After months of training and hard work, Olympian swimmer Alicja Tchórz has won the Polish Swimmers’ League on the path to return to the Olympics next year. Her reward is embarrassingly low.

New goggles! Great!
Records and titles give satisfaction, but there are victories that do not taste good. Awarding a 23-year-old swimmer after 16 years of training with 200 złoty for such a difficult competition is a little bit funny – admits Alicja Tchórz.
Embarassing award
The swimmer does not laugh though. The junior European champion and Poland’s record holder shares her bitter regrets on Facebook. After winning the competition of the Polish Swimmers’ League she concluded that she was thinking about distributing flyers. She called the award an embarrassment, and her entry unleashed a storm.
The president of the Polish Swimming Association (PZP – Polski Związek Pływacki) Andrzej Kowalski announced that the board has to consider whether the swimmer was not actually right.

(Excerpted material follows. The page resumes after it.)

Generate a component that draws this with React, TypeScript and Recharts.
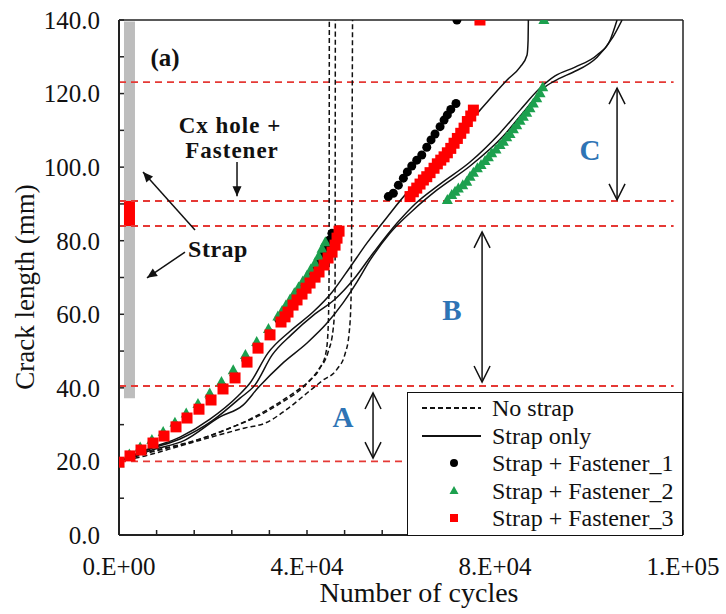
import React from "react"
import {
  ComposedChart,
  Line,
  Scatter,
  XAxis,
  YAxis,
  ReferenceLine,
  ReferenceArea,
  ReferenceDot,
  Legend,
} from "recharts"

type Pt = [number, number]

// axes
const xTicks = [0, 8000, 16000, 24000, 32000, 40000, 48000, 56000, 64000, 72000, 80000, 88000, 96000, 104000, 112000, 120000]
const yTicks = [0, 10, 20, 30, 40, 50, 60, 70, 80, 90, 100, 110, 120, 130, 140]

// stage boundaries (red dashed)
const stageLevels = [20, 40.5, 84, 90.8, 123.1]

// No strap runs
const noStrap1: Pt[] = [[0, 20], [6600, 22.6], [15110, 25.3], [22560, 28.5], [27880, 31.5], [33200, 35.3], [37450, 38.9], [40640, 42.1], [42770, 45.4], [44050, 49.7], [44480, 55.7], [44690, 69.3], [44750, 140]]
const noStrap2: Pt[] = [[0, 20], [7020, 22.6], [16170, 25.6], [23620, 29.1], [29580, 32.3], [34690, 36.1], [38940, 39.9], [42350, 44.8], [44480, 49.7], [45540, 55.7], [45960, 63.9], [46030, 140]]
const noStrap3: Pt[] = [[0, 20], [5530, 21.5], [12980, 24.2], [20430, 26.9], [26820, 29.1], [31070, 30.4], [35750, 34.2], [40010, 38.6], [43200, 41.9], [46390, 45.1], [48090, 49.2], [48940, 54.6], [49370, 64.1], [49690, 140]]

// Strap only runs
const strapOnly1: Pt[] = [[0, 20], [6600, 23.6], [12980, 26.6], [19360, 31.5], [25320, 37.8], [27880, 41.3], [31710, 49.5], [36390, 55.4], [41280, 60.6], [45330, 66.0], [49160, 72.8], [52780, 79.4], [57030, 86.4], [61290, 93.0], [65540, 97.6], [71080, 107.4], [76820, 115.5], [82570, 123.7], [85330, 127.2], [86820, 130.5], [87040, 134.5], [87100, 140]]
const strapOnly2: Pt[] = [[0, 20], [6600, 23.4], [12980, 26.1], [19790, 31.0], [25750, 37.2], [28940, 40.8], [32560, 48.9], [36810, 54.6], [41710, 60.1], [45960, 64.1], [49800, 69.3], [54050, 76.6], [59160, 84.8], [62990, 90.0], [68310, 95.4], [74690, 101.4], [81080, 109.3], [85330, 115.5], [89590, 121.5], [92780, 124.8], [97040, 127.2], [101720, 130.5], [104480, 134.5], [105970, 140]]
const strapOnly3: Pt[] = [[0, 20], [7020, 23.1], [14040, 25.8], [21490, 32.1], [26390, 35.3], [29580, 40.0], [34900, 46.8], [40010, 52.2], [44260, 57.6], [47670, 63.1], [50650, 68.8], [53410, 74.7], [57670, 82.1], [62570, 88.3], [67670, 93.8], [74690, 100.3], [81720, 108.4], [86400, 115.5], [90650, 121.8], [93840, 124.2], [96610, 125.8], [101720, 129.9], [105120, 135.4], [107040, 140]]

// Strap + fastener specimens
const fastener1: Pt[] = [
  [0, 20], [2300, 21.6], [4600, 23.3], [7100, 25.2], [9500, 27.1], [12000, 29.7], [14400, 32.1], [16900, 34.6], [19400, 37.2], [22000, 40.3], [24500, 43.4], [27000, 47.6], [29400, 51.4], [32000, 55.0], [34000, 58.6], [34900, 60.1], [35700, 61.6], [36600, 63.2], [37500, 64.8], [38400, 66.4], [39300, 68.0], [40200, 69.5], [41000, 71.2], [41900, 72.8], [42700, 74.5], [43500, 76.3], [44200, 78.3], [44800, 80.2], [45300, 82.0],
  [57300, 92.0], [58370, 92.9], [59440, 95.1], [60500, 97.0], [61350, 98.7], [62290, 100.3], [63350, 101.9], [64420, 103.3], [65480, 105.4], [66390, 107.4], [67240, 109.0], [68310, 111.0], [69160, 112.8], [69860, 114.2], [70590, 115.7], [71700, 117.3],
  [71900, 140],
]
const fastener2: Pt[] = [
  [0, 19.5], [2200, 21.9], [4500, 23.8], [7000, 25.8], [9400, 28.0], [11900, 30.5], [14300, 33.0], [16800, 35.6], [19300, 38.5], [21800, 41.6], [24300, 44.8], [26900, 48.9], [29300, 52.5], [31800, 56.0], [33800, 59.4], [34700, 60.9], [35500, 62.4], [36400, 64.0], [37300, 65.7], [38200, 67.3], [39100, 68.9], [40000, 70.5], [40800, 72.2], [41700, 73.9], [42500, 75.8], [43200, 77.8], [43900, 79.6],
  [69860, 91.1], [70800, 92.4], [71500, 93.3], [72200, 94.2], [73140, 95.1], [73990, 96.0], [74690, 97.4], [75400, 98.5], [76250, 99.7], [77030, 100.6], [77880, 101.7], [78590, 102.7], [79300, 103.8], [80220, 104.8], [81070, 106.0], [81780, 106.9], [82500, 108.1], [83200, 109.0], [83910, 110.3], [84630, 111.4], [85330, 112.6], [86030, 113.7], [86750, 114.8], [87450, 116.0], [88150, 117.3], [88890, 118.7], [89590, 120.1], [90160, 121.7],
  [90400, 140],
]
const fastener3: Pt[] = [
  [0, 19.8], [2340, 21.5], [4680, 23.1], [7230, 25.0], [9580, 26.9], [12130, 29.4], [14470, 31.8], [17020, 34.2], [19580, 36.7], [22130, 39.7], [24690, 42.7], [27240, 47.0], [29580, 50.8], [32130, 54.4], [34470, 57.9], [35330, 59.3], [35960, 60.6], [37030, 62.5], [37880, 63.9], [38940, 65.5], [39800, 67.1], [40650, 68.5], [41710, 70.1], [42560, 71.5], [43620, 73.4], [44480, 75.3], [45330, 76.9], [45970, 78.8], [46390, 80.7], [46820, 82.6],
  [61920, 92.0], [62630, 93.3], [63350, 94.3], [64050, 95.4], [64760, 96.5], [65480, 97.4], [66180, 98.5], [67030, 99.7], [67730, 100.9], [68460, 101.9], [69160, 102.8], [69860, 103.9], [70590, 105.1], [71290, 106.5], [71990, 107.8], [72710, 109.2], [73420, 110.6], [74120, 112.4], [74840, 113.9], [75400, 115.5],
  [76800, 140],
]

const SERIF = "Liberation Serif, DejaVu Serif, serif"
const RED = "#ff0000"
const GREEN = "#1ca04e"
const BLUE = "#2e74b5"
const INK = "#111"

const toXY = (a: Pt[]) => a.map(([x, y]) => ({ x, y }))

function fmtCycles(v: number) {
  if (v % 40000 !== 0) return ""
  if (v === 0) return "0.E+00"
  const e = Math.floor(Math.log10(v))
  const m = Math.round(v / Math.pow(10, e))
  return `${m}.E+${String(e).padStart(2, "0")}`
}

const circleShape = (p: any) => <circle cx={p.cx} cy={p.cy} r={4.5} fill="#000" />
const squareShape = (p: any) => <rect x={p.cx - 5.5} y={p.cy - 5.5} width={11} height={11} fill={RED} />
const triangleShape = (p: any) => (
  <polygon points={`${p.cx},${p.cy - 6} ${p.cx + 5.5},${p.cy + 4} ${p.cx - 5.5},${p.cy + 4}`} fill={GREEN} />
)

function arrowShape(both: boolean, open: boolean, len: number, half: number) {
  return (p: any) => {
    const { x1, y1, x2, y2 } = p
    const head = (tx: number, ty: number, fx: number, fy: number) => {
      const a = Math.atan2(ty - fy, tx - fx)
      const bx = tx - len * Math.cos(a)
      const by = ty - len * Math.sin(a)
      const nx = -Math.sin(a) * half
      const ny = Math.cos(a) * half
      const d = `M${bx + nx},${by + ny}L${tx},${ty}L${bx - nx},${by - ny}`
      return open ? <path d={d} fill="none" stroke={INK} strokeWidth={1.5} /> : <path d={d + "Z"} fill={INK} />
    }
    return (
      <g>
        <line x1={x1} y1={y1} x2={x2} y2={y2} stroke={INK} strokeWidth={1.5} />
        {head(x2, y2, x1, y1)}
        {both && head(x1, y1, x2, y2)}
      </g>
    )
  }
}

const textMark = (text: string, size: number, color: string, spacing: number) => (p: any) => (
  <text
    x={p.cx}
    y={p.cy}
    textAnchor="middle"
    dominantBaseline="central"
    fontFamily={SERIF}
    fontWeight="bold"
    fontSize={size}
    letterSpacing={spacing}
    fill={color}
  >
    {text}
  </text>
)

const notes = [
  { text: "(a)", x: 9790, y: 129.9, size: 25, color: INK, spacing: 0 },
  { text: "Cx hole +", x: 23620, y: 111.4, size: 23, color: INK, spacing: 1 },
  { text: "Fastener", x: 24050, y: 104.6, size: 23, color: INK, spacing: 1 },
  { text: "Strap", x: 21070, y: 77.7, size: 24, color: INK, spacing: 0.5 },
  { text: "A", x: 47670, y: 32.1, size: 29, color: BLUE, spacing: 0 },
  { text: "B", x: 70860, y: 61.2, size: 29, color: BLUE, spacing: 0 },
  { text: "C", x: 100230, y: 104.6, size: 29, color: BLUE, spacing: 0 },
]

const arrows = [
  { from: [16170, 82.9], to: [5110, 98.7], both: false },
  { from: [14040, 76.9], to: [5960, 69.9], both: false },
  { from: [25110, 101.4], to: [25110, 92.1], both: false },
  { from: [54050, 38.6], to: [54050, 20.9], both: true },
  { from: [77250, 82.4], to: [77250, 41.6], both: true },
  { from: [105970, 121.5], to: [105970, 91.1], both: true },
]

const legendItems = [
  { name: "No strap", kind: "dash" },
  { name: "Strap only", kind: "solid" },
  { name: "Strap + Fastener_1", kind: "circle" },
  { name: "Strap + Fastener_2", kind: "triangle" },
  { name: "Strap + Fastener_3", kind: "square" },
]

function LegendIcon({ kind }: { kind: string }) {
  return (
    <svg width={80} height={20} style={{ display: "block" }}>
      {kind === "dash" && <line x1={14} x2={73} y1={10} y2={10} stroke={INK} strokeWidth={1.8} strokeDasharray="5 3" />}
      {kind === "solid" && <line x1={14} x2={73} y1={10} y2={10} stroke={INK} strokeWidth={1.8} />}
      {kind === "circle" && <circle cx={46} cy={10} r={4} fill="#000" />}
      {kind === "triangle" && <polygon points="46,5 50.5,13 41.5,13" fill={GREEN} />}
      {kind === "square" && <rect x={42} y={6} width={8} height={8} fill={RED} />}
    </svg>
  )
}

const renderLegend = () => (
  <div
    style={{
      position: "relative",
      width: 276,
      height: 144,
      border: "1.5px solid #111",
      background: "#fff",
      boxSizing: "border-box",
      fontFamily: SERIF,
    }}
  >
    {legendItems.map((it, i) => (
      <div
        key={it.name}
        style={{ position: "absolute", left: 0, top: 1 + i * 27.5, height: 28, display: "flex", alignItems: "center" }}
      >
        <LegendIcon kind={it.kind} />
        <span style={{ marginLeft: 4, fontSize: 24, fontFamily: SERIF, color: INK, lineHeight: "28px", whiteSpace: "nowrap" }}>{it.name}</span>
      </div>
    ))}
  </div>
)

export default function App() {
  const axisStroke = { stroke: "#222", strokeWidth: 2 }
  return (
    <div style={{ position: "absolute", left: 0, top: 0, width: 726, height: 614, background: "#fff", fontFamily: SERIF }}>
      <ComposedChart width={726} height={614} margin={{ top: 20, right: 43, bottom: 0, left: 0 }} style={{ fontFamily: SERIF }}>
        <XAxis
          dataKey="x"
          type="number"
          domain={[0, 120000]}
          ticks={xTicks}
          interval={0}
          tickFormatter={fmtCycles}
          tickSize={-5}
          tickMargin={27}
          height={79}
          axisLine={axisStroke}
          tickLine={{ stroke: "#222", strokeWidth: 1.5 }}
          tick={{ fill: INK, fontSize: 25, fontFamily: SERIF }}
          allowDataOverflow
        />
        <YAxis
          dataKey="y"
          type="number"
          domain={[0, 140]}
          ticks={yTicks}
          interval={0}
          tickFormatter={(v: number) => (v % 20 === 0 ? v.toFixed(1) : "")}
          tickSize={-5}
          tickMargin={24}
          width={119}
          axisLine={axisStroke}
          tickLine={{ stroke: "#222", strokeWidth: 1.5 }}
          tick={{ fill: INK, fontSize: 25, fontFamily: SERIF }}
          allowDataOverflow
        />

        <ReferenceLine y={140} stroke="#222" strokeWidth={1.5} />
        <ReferenceLine x={120000} stroke="#222" strokeWidth={1.5} />

        <ReferenceArea x1={1060} x2={3400} y1={37.2} y2={139.6} fill="#bdbdbd" fillOpacity={1} stroke="none" />
        <ReferenceArea x1={1060} x2={3400} y1={84} y2={90.8} fill={RED} fillOpacity={1} stroke="none" />

        {stageLevels.map((v) => (
          <ReferenceLine
            key={"lvl" + v}
            segment={[{ x: 0, y: v }, { x: 118000, y: v }]}
            stroke="#e53935"
            strokeWidth={1.8}
            strokeDasharray="7 5"
          />
        ))}

        {[noStrap1, noStrap2, noStrap3].map((d, i) => (
          <Line
            key={"ns" + i}
            name="No strap"
            data={toXY(d)}
            dataKey="y"
            type="monotone"
            stroke={INK}
            strokeWidth={1.5}
            strokeDasharray="5 3"
            dot={false}
            activeDot={false}
            isAnimationActive={false}
          />
        ))}
        {[strapOnly1, strapOnly2, strapOnly3].map((d, i) => (
          <Line
            key={"so" + i}
            name="Strap only"
            data={toXY(d)}
            dataKey="y"
            type="monotone"
            stroke={INK}
            strokeWidth={1.5}
            dot={false}
            activeDot={false}
            isAnimationActive={false}
          />
        ))}

        <Scatter name="Strap + Fastener_1" data={toXY(fastener1)} dataKey="y" shape={circleShape} isAnimationActive={false} />
        <Scatter name="Strap + Fastener_2" data={toXY(fastener2)} dataKey="y" shape={triangleShape} isAnimationActive={false} />
        <Scatter name="Strap + Fastener_3" data={toXY(fastener3)} dataKey="y" shape={squareShape} isAnimationActive={false} />

        {arrows.map((a, i) => (
          <ReferenceLine
            key={"arr" + i}
            segment={[{ x: a.from[0], y: a.from[1] }, { x: a.to[0], y: a.to[1] }]}
            ifOverflow="visible"
            shape={a.both ? arrowShape(true, true, 16, 8) : arrowShape(false, false, 10, 4.5)}
          />
        ))}

        {notes.map((n) => (
          <ReferenceDot
            key={n.text}
            x={n.x}
            y={n.y}
            r={0}
            ifOverflow="visible"
            shape={textMark(n.text, n.size, n.color, n.spacing)}
          />
        ))}

        <Legend
          layout="vertical"
          align="center"
          verticalAlign="middle"
          wrapperStyle={{ left: 407, top: 392, width: 276, height: 144 }}
          content={renderLegend}
        />
      </ComposedChart>

      <div
        style={{
          position: "absolute",
          left: 219,
          top: 577,
          width: 400,
          textAlign: "center",
          fontSize: 28,
          lineHeight: "32px",
          fontFamily: SERIF,
          color: INK,
          whiteSpace: "nowrap",
        }}
      >
        Number of cycles
      </div>
      <div
        style={{
          position: "absolute",
          left: 25 - 150,
          top: 287 - 15,
          width: 300,
          height: 30,
          textAlign: "center",
          fontSize: 27,
          lineHeight: "30px",
          fontFamily: SERIF,
          color: INK,
          whiteSpace: "nowrap",
          transform: "rotate(-90deg)",
        }}
      >
        Crack length (mm)
      </div>
    </div>
  )
}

We will surely not allow for such an alternative as distributing flyers to be observed in a competitor. The fact that a swimmer does not feel good after winning a competition is not a good sign – he says.
Low scholarships
The Olympics are next year and it takes a lot to prepare oneself. The swimmer has calculated that in Poland for a two-day competition the winners earn 4.5zł per hour, with the national minimum of 7zł and average of 17zł.
Flyers you simply give to people, but you must be able to swim, you have to win to earn the money – says Nelson, who works at a restaurant and distributes flyers.

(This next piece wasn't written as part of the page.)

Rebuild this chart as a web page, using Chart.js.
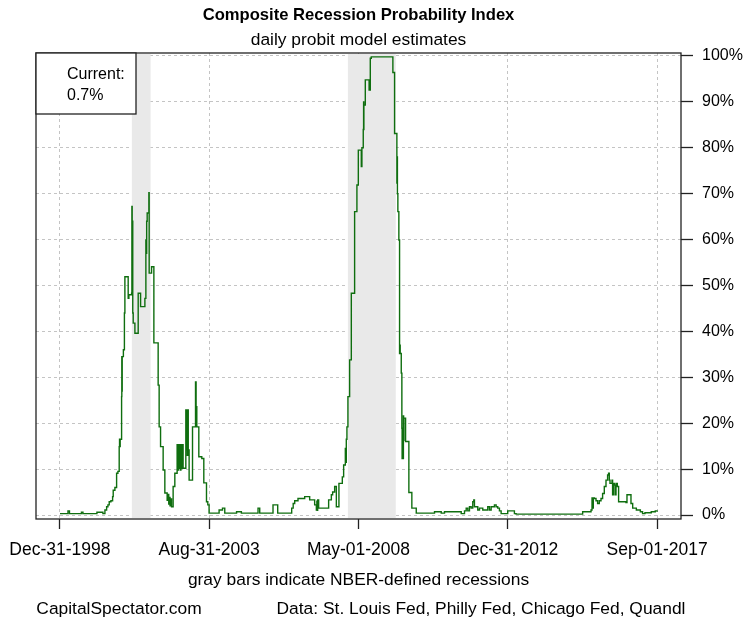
<!DOCTYPE html>
<html><head><meta charset="utf-8">
<script src="https://cdn.jsdelivr.net/npm/chart.js@4.4.1/dist/chart.umd.min.js"></script>
<style>html,body{margin:0;padding:0;background:#fff}#wrap{width:745px;height:625px;position:relative}</style>
</head><body><div id="wrap"><canvas id="c" width="745" height="625"></canvas></div>
<script>
// ---- data (x in decimal years, y in percent) ----
const obsYears = [
1999.000,1999.250,1999.297,1999.624,1999.671,1999.718,2000.124,2000.155,2000.342,2000.405,
2000.458,2000.499,2000.539,2000.592,2000.645,2000.664,2000.717,2000.770,2000.811,2000.851,
2000.862,2000.872,2000.882,2000.926,2000.933,2000.938,2000.945,2000.982,2001.014,2001.029,
2001.132,2001.154,2001.239,2001.248,2001.257,2001.266,2001.275,2001.289,2001.342,2001.445,
2001.520,2001.654,2001.685,2001.700,2001.710,2001.726,2001.779,2001.788,2001.863,2001.935,
2002.069,2002.100,2002.144,2002.225,2002.278,2002.350,2002.380,2002.400,2002.420,2002.440,
2002.460,2002.487,2002.537,2002.590,2002.662,2002.680,2002.700,2002.720,2002.740,2002.760,
2002.780,2002.800,2002.820,2002.849,2002.934,2002.950,2002.965,2002.980,2002.995,2003.010,
2003.037,2003.143,2003.237,2003.255,2003.277,2003.340,2003.433,2003.496,2003.580,2003.621,
2003.661,2003.974,2004.080,2004.151,2004.520,2004.670,2005.191,2005.244,2005.659,2005.806,
2006.181,2006.243,2006.290,2006.337,2006.440,2006.649,2006.805,2006.961,2007.014,2007.030,
2007.045,2007.055,2007.086,2007.305,2007.398,2007.483,2007.523,2007.586,2007.639,2007.720,
2007.826,2007.867,2007.920,2007.935,2007.950,2007.970,2008.001,2008.054,2008.107,2008.210,
2008.282,2008.326,2008.419,2008.438,2008.480,2008.491,2008.497,2008.500,2008.544,2008.663,
2008.700,2008.731,2009.356,2009.406,2009.459,2009.531,2009.540,2009.548,2009.562,2009.593,
2009.615,2009.625,2009.635,2009.668,2009.687,2009.695,2009.705,2009.718,2009.735,2009.742,
2009.750,2009.803,2009.906,2009.999,2010.137,2010.708,2010.917,2011.020,2011.489,2011.542,
2011.645,2011.698,2011.748,2011.800,2011.853,2011.903,2011.935,2011.956,2012.050,2012.059,
2012.113,2012.216,2012.322,2012.372,2012.425,2012.478,2012.581,2012.634,2012.684,2012.737,
2012.790,2012.893,2012.996,2013.102,2013.205,2013.258,2015.288,2015.338,2015.547,2015.600,
2015.631,2015.643,2015.656,2015.665,2015.672,2015.703,2015.756,2015.806,2015.859,2015.912,
2015.962,2016.015,2016.068,2016.118,2016.149,2016.171,2016.193,2016.256,2016.274,2016.296,
2016.328,2016.349,2016.381,2016.421,2016.462,2016.693,2016.724,2016.796,2016.849,2016.902,
2016.986,2017.017,2017.110,2017.142,2017.211,2017.286,2017.390,2017.483,2017.608,2017.666
];
const probability = [
0.3,0.9,0.3,0.3,0.6,0.3,0.3,0.6,0.3,1.1,
1.8,2.2,2.9,3.1,4.0,5.4,6.0,9.1,9.5,14.9,
16.5,14.9,16.5,25.8,34.5,27.0,34.5,36.0,44.0,51.9,
47.2,48.0,48.3,67.2,55.0,64.0,44.0,41.8,39.6,48.3,
45.4,47.2,59.9,57.0,64.0,65.8,70.2,52.7,54.1,37.5,
28.3,19.2,14.9,9.8,4.8,3.2,4.5,2.4,3.8,2.0,
3.5,1.8,6.2,9.1,15.3,9.8,15.3,10.2,15.3,9.8,
15.3,10.2,15.3,10.2,22.9,14.2,22.9,13.0,22.9,14.2,
7.6,19.2,29.0,23.6,19.2,12.7,12.3,7.0,2.9,2.2,
0.4,1.1,1.5,0.4,0.7,0.4,1.5,0.4,2.2,0.4,
0.4,1.5,2.5,3.1,3.6,4.0,3.3,2.2,1.1,3.0,
1.0,3.3,1.5,1.5,3.3,4.4,5.0,6.2,1.8,6.9,
8.3,10.9,14.5,11.5,16.5,19.2,25.8,33.8,48.3,66.1,
71.9,79.5,75.9,80.0,84.0,90.0,84.0,89.3,94.8,92.6,
99.5,99.8,99.8,96.4,83.1,72.3,78.0,70.0,66.1,59.9,
35.2,37.0,35.2,30.9,18.9,12.3,18.5,12.3,21.6,16.3,
21.1,16.0,4.9,1.5,0.4,0.7,0.4,0.7,0.7,0.3,
0.9,1.5,0.9,1.8,1.5,2.9,3.3,1.8,1.8,1.1,
1.5,1.1,1.1,1.8,1.1,1.8,2.2,1.8,1.5,0.9,
0.3,0.3,0.9,0.9,0.3,0.2,0.2,0.7,0.7,1.1,
3.7,1.5,3.7,1.5,3.7,3.6,3.1,2.5,3.1,3.6,
4.7,6.2,7.6,8.7,9.1,7.6,6.9,7.6,4.4,6.9,
6.5,4.4,6.9,6.2,2.9,2.7,4.4,4.4,2.5,1.5,
1.5,1.1,1.1,0.7,0.3,0.5,0.5,0.7,0.9,0.7
];
const currentValue = 0.7;
const xTickDates = ['1998-12-31','2003-08-31','2008-05-01','2012-12-31','2017-09-01'];
const xTickLabels = ['Dec-31-1998','Aug-31-2003','May-01-2008','Dec-31-2012','Sep-01-2017'];
const yTickValues = [0,10,20,30,40,50,60,70,80,90,100];
const recessionStarts = ['2001-04-01','2008-01-01'];
const recessionEnds = ['2001-11-01','2009-07-01'];
const titleText = 'Composite Recession Probability Index';
const subtitleText = 'daily probit model estimates';
const noteText = 'gray bars indicate NBER-defined recessions';
const leftFooter = 'CapitalSpectator.com';
const rightFooter = 'Data: St. Louis Fed, Philly Fed, Chicago Fed, Quandl';

// ---- helpers ----
function toYear(s){
  const d = new Date(s + 'T00:00:00Z');
  const y = d.getUTCFullYear();
  const a = Date.UTC(y,0,1), b = Date.UTC(y+1,0,1);
  return y + (d.getTime()-a)/(b-a);
}
const x0 = toYear(xTickDates[0]), x1 = toYear(xTickDates[xTickDates.length-1]);
const pad = 0.04*(x1-x0);
const FONT = '"Liberation Sans", Arial, sans-serif';
const points = obsYears.map((t,i)=>({x:t, y:probability[i]}));

function noPad(s){ s.paddingLeft = 0; s.paddingRight = 0; s.paddingTop = 0; s.paddingBottom = 0; }

const decor = {
  id:'decor',
  beforeDraw(chart){
    const c = chart.ctx; c.save(); c.fillStyle='#fff'; c.fillRect(0,0,chart.width,chart.height); c.restore();
  },
  beforeDatasetsDraw(chart){
    const c = chart.ctx, a = chart.chartArea, xs = chart.scales.x;
    c.save();
    c.beginPath(); c.rect(a.left,a.top,a.right-a.left,a.bottom-a.top); c.clip();
    c.fillStyle = '#e9e9e9';
    for(let i=0;i<recessionStarts.length;i++){
      const l = xs.getPixelForValue(toYear(recessionStarts[i]));
      const r = xs.getPixelForValue(toYear(recessionEnds[i]));
      c.fillRect(l, a.top+1, r-l, a.bottom-a.top-2);
    }
    c.restore();
  },
  afterDraw(chart){
    const c = chart.ctx, a = chart.chartArea;
    c.save();
    c.strokeStyle = '#222'; c.lineWidth = 1.3;
    c.strokeRect(a.left, a.top, a.right-a.left, a.bottom-a.top);
    // current box
    c.fillStyle = '#fff';
    c.fillRect(a.left, a.top, 100, 61);
    c.strokeRect(a.left, a.top, 100, 61);
    c.fillStyle = '#000';
    c.font = '16px ' + FONT; c.textAlign='left'; c.textBaseline='middle';
    c.fillText('Current:', a.left+31, a.top+22);
    c.fillText(currentValue.toFixed(1)+'%', a.left+31, a.top+43);
    // titles
    const cx = (a.left+a.right)/2;
    c.textAlign='center';
    c.font = 'bold 16.6px ' + FONT;
    c.fillText(titleText, cx, 15);
    c.font = '17.4px ' + FONT;
    c.fillText(subtitleText, cx, 40);
    c.fillText(noteText, cx, 580);
    c.fillText(leftFooter, 119, 609);
    c.fillText(rightFooter, 481, 609);
    c.restore();
  }
};

const gridCommon = {
  color:'#c4c4c4', lineWidth:1, borderDash:[3,3], drawTicks:true,
  tickColor:'#222', tickWidth:1.3, tickBorderDash:[100,0]
};

new Chart(document.getElementById('c'), {
  type:'line',
  data:{ datasets:[{
    data: points, stepped:'before', borderColor:'#0f6e0f', borderWidth:1.4,
    pointRadius:0, fill:false, tension:0
  }]},
  options:{
    responsive:false, animation:false, devicePixelRatio:1,
    layout:{ padding:{ left:36, top:53, right:0, bottom:0 } },
    plugins:{ legend:{display:false}, title:{display:false}, tooltip:{enabled:false} },
    scales:{
      x:{
        type:'linear', position:'bottom', min:x0-pad, max:x1+pad,
        afterBuildTicks: s => { s.ticks = xTickDates.map(d => ({value: toYear(d)})); },
        afterFit: s => { s.height = 106; noPad(s); },
        grid: Object.assign({}, gridCommon, {tickLength:10}),
        border:{ display:false, dash:[3,3] },
        ticks:{ callback:(v,i)=>xTickLabels[i], color:'#000', font:{family:FONT, size:17.5},
                padding:11, maxRotation:0, minRotation:0, autoSkip:false }
      },
      y:{
        type:'linear', position:'right', min:-0.87, max:100.65,
        afterBuildTicks: s => { s.ticks = yTickValues.map(v => ({value:v})); },
        afterFit: s => { s.width = 64; noPad(s); },
        grid: Object.assign({}, gridCommon, {tickLength:12}),
        border:{ display:false, dash:[3,3] },
        ticks:{ callback: v => v + '%', color:'#000', font:{family:FONT, size:16}, padding:9 }
      }
    }
  },
  plugins:[decor]
});
</script></body></html>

The Ministry of Sport scholarship you can only get after winning an Olympics medal, the European Championships or the World Championships. It is a monthly sum between 6 and 8 thousand złoty. At a sports club swimmers can only count on modest scholarships, up to 1,500zł. Compared to yearly wages of other Polish sports players, e.g. 635 thousand a year in football, 168 thousand in volleyball, 120 thousand in handball and 1.1 mln in speedway, swimmers have to get by on very little.
Even champions of other sport disciplines recognise that swimmers and athletes are among those in sport who can feel like second-class players.
These awards either do not exist or are very low, and sometimes you do not even want to take them home with you, you simply feel unappreciated. It’s a bit of an indignity – says Monika Pyrek, an athlete, the winner of 11 gold and 3 silver medals in the Polish pole vault championships.
Alicja Tchórz says she would have preferred a regular diploma. Now she has a problem, not knowing what to do with the prize.
It’s enough for a new pair of goggles and a cap.